The Eco Gym, in St James’s Street, Brighton, has equipment that allows 74 per cent of the energy produced on their bikes and cross-trainers to go back into the grid.

Owner Paul Crane, 42, said: “Initially we were trading as Beach Fit in Lancing directly on the seafront.

“I actually held the idea back for quite a while.

“The Lancing facility was engineered to be more environmentally friendly and the plan evolved from there.”

Mr Crane is determined to not only help the environment and health of his members but to also create a culture of sustainability.

He said: “Everything that we do and every decision that we make is geared in the same direction.

“That’s whether it’s our SportArt eco powered equipment, energy saving lighting, having no bins to avoid waste or making our own cleaning products such as using baking soda as a replacement for toilet bleach.”

He said that it’s not just inside the gym that the gym aims to help the environment.

The gym also joins forces with Surfers Against Sewage, an environmental charity which protects the UK’s oceans through volunteers, to organise regular beach cleans with members and staff.

Statistics provided by the Inter-Departmental Business Register (IDBR) showed there were 15 fitness facilities in Brighton and Hove and 65 in total across Sussex.

The IDBR is a comprehensive list of UK businesses used by government for statistical purposes.

Brian Dakin, 36, a scaffolder from Essex, said he was in Brighton for a couple of days and had noticed the significant amount of gyms in the area and believed a range can be positive.

He said: “Different gyms for different people is great.

“It’s probably quite intimidating for someone to go to certain gyms when the guy next to them is 10 stone heavier and maybe on steroids.

“To have other gyms available that suits other people’s needs is a good thing.”

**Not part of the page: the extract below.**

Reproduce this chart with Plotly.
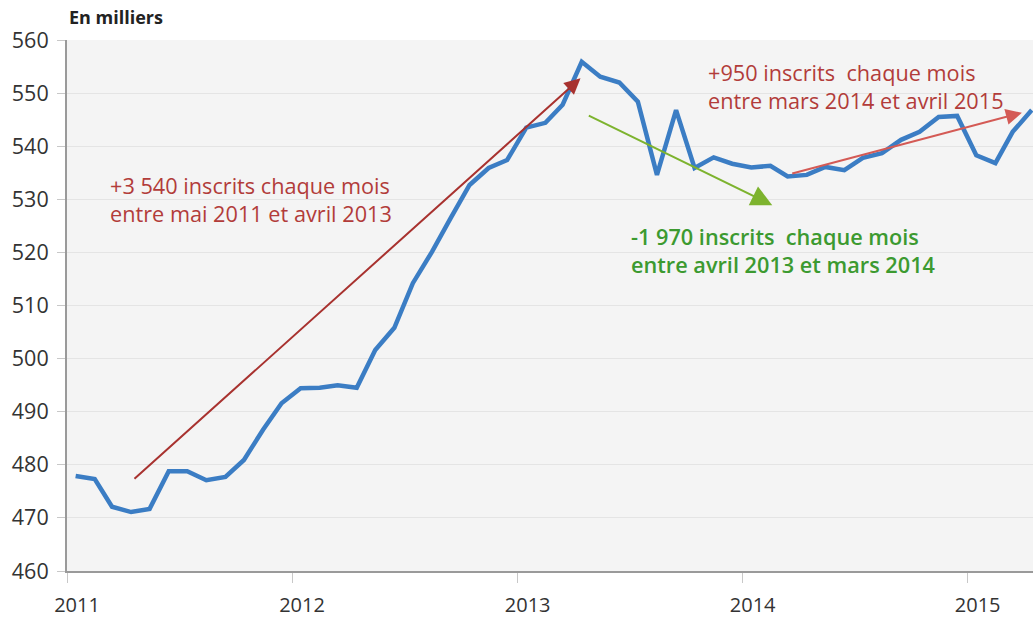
import plotly.graph_objects as go
import pandas as pd

# Monthly data, Jan 2011 - Apr 2015 (thousands), plotted mid-month
months = pd.date_range("2011-01-01", periods=52, freq="MS") + pd.Timedelta(days=14)
values = [
    477.9, 477.3, 472.1, 471.1, 471.7, 478.8, 478.8, 477.1, 477.7, 480.9, 486.6, 491.6,
    494.4, 494.5, 495.0, 494.5, 501.6, 505.8, 514.2, 520.1, 526.6, 532.7, 535.9, 537.4,
    543.5, 544.4, 547.8, 555.9, 553.1, 552.0, 548.4, 534.6, 546.8, 535.9, 537.9, 536.7,
    536.0, 536.3, 534.3, 534.6, 536.1, 535.5, 537.8, 538.7, 541.2, 542.7, 545.5, 545.7,
    538.3, 536.8, 542.7, 546.8,
]

year_ticks = ["2011-01-01", "2012-01-01", "2013-01-01", "2014-01-01", "2015-01-01"]
year_labels = ["2011", "2012", "2013", "2014", "2015"]
y_ticks = [460, 470, 480, 490, 500, 510, 520, 530, 540, 550, 560]

# Trend arrows: (start date, start value, end date, end value)
trend_up1 = ("2011-04-18", 477.1, "2013-04-13", 552.8)
trend_down = ("2013-04-24", 545.9, "2014-02-18", 528.9)
trend_up2 = ("2014-03-20", 534.8, "2015-03-30", 546.3)

# Trend labels: (text, left date, centre value, colour, weight)
trend_texts = [
    ("+3 540 inscrits chaque mois<br>entre mai 2011 et avril 2013", "2011-03-08", 529.9, "#b23c3a", 400),
    ("+950 inscrits  chaque mois<br>entre mars 2014 et avril 2015", "2013-11-03", 551.3, "#b23c3a", 400),
    ("-1 970 inscrits  chaque mois<br>entre avril 2013 et mars 2014", "2013-06-30", 520.3, "#3c9a30", 600),
]

fig = go.Figure()
fig.add_trace(go.Scatter(
    x=months, y=values, mode="lines",
    line=dict(color="#3b7dc4", width=4.5),
    hoverinfo="x+y", showlegend=False,
))

def arrow(t, color, width, size):
    return dict(
        x=t[2], y=t[3], ax=t[0], ay=t[1], xref="x", yref="y", axref="x", ayref="y",
        text="", showarrow=True, arrowhead=2, arrowsize=size, arrowwidth=width,
        arrowcolor=color, standoff=0, startstandoff=0,
    )

annotations = [
    arrow(trend_up1, "#a8322f", 2, 1.6),
    arrow(trend_down, "#7db32e", 2, 2.1),
    arrow(trend_up2, "#d45a55", 2, 1.6),
]
for txt, xd, yv, col, wt in trend_texts:
    annotations.append(dict(
        x=xd, y=yv, xref="x", yref="y", text=txt, showarrow=False,
        xanchor="left", yanchor="middle", align="left",
        font=dict(family="Open Sans", size=21.7, color=col, weight=wt),
    ))
annotations.append(dict(
    x=0, y=1, xref="paper", yref="paper", xanchor="left", yanchor="bottom", yshift=9,
    text="<b>En milliers</b>", showarrow=False,
    font=dict(family="Open Sans", size=18, color="#222"),
))

fig.update_layout(
    width=1033, height=619,
    margin=dict(l=67, r=0, t=40, b=48),
    paper_bgcolor="white", plot_bgcolor="#f4f4f4",
    annotations=annotations,
    font=dict(family="Open Sans", color="#333"),
    xaxis=dict(
        type="date", range=["2011-01-01", "2015-04-17"], automargin=False,
        tickvals=year_ticks, ticktext=year_labels,
        showgrid=False, zeroline=False,
        showline=True, linecolor="#9a9a9a", linewidth=2,
        ticks="outside", ticklen=10, tickcolor="#c8c8c8", tickwidth=1,
        ticklabelshift=10, ticklabelstandoff=5,
        tickfont=dict(family="Open Sans", size=20, color="#333"),
    ),
    yaxis=dict(
        range=[460, 560], tickvals=y_ticks, automargin=False,
        showgrid=True, gridcolor="#e4e4e4", gridwidth=1, zeroline=False,
        showline=True, linecolor="#9a9a9a", linewidth=2,
        ticks="outside", ticklen=8, tickcolor="#c8c8c8", tickwidth=1,
        ticklabelstandoff=4,
        tickfont=dict(family="Open Sans", size=21.5, color="#333"),
    ),
)

fig.write_html(
    "out.html",
    config={"displayModeBar": False},
    post_script="document.body.style.margin='0';document.body.style.overflow='hidden';",
)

Mr Dakin said he sees the eco tag as more of just a selling point as an eco-gym to him was one that uses outside spaces and no equipment.

He said: “I think it can be about marketing and just trying to stand out but not really being as sustainable as they say.

“I would say good luck to them.”

The gym was recently accredited by Green Circle, a third-party certification to ensure honesty and transparency in sustainability claims. The company asks for hard copies of electricity bills and equipment used. Mr Crane hopes to create a network of gyms in the South.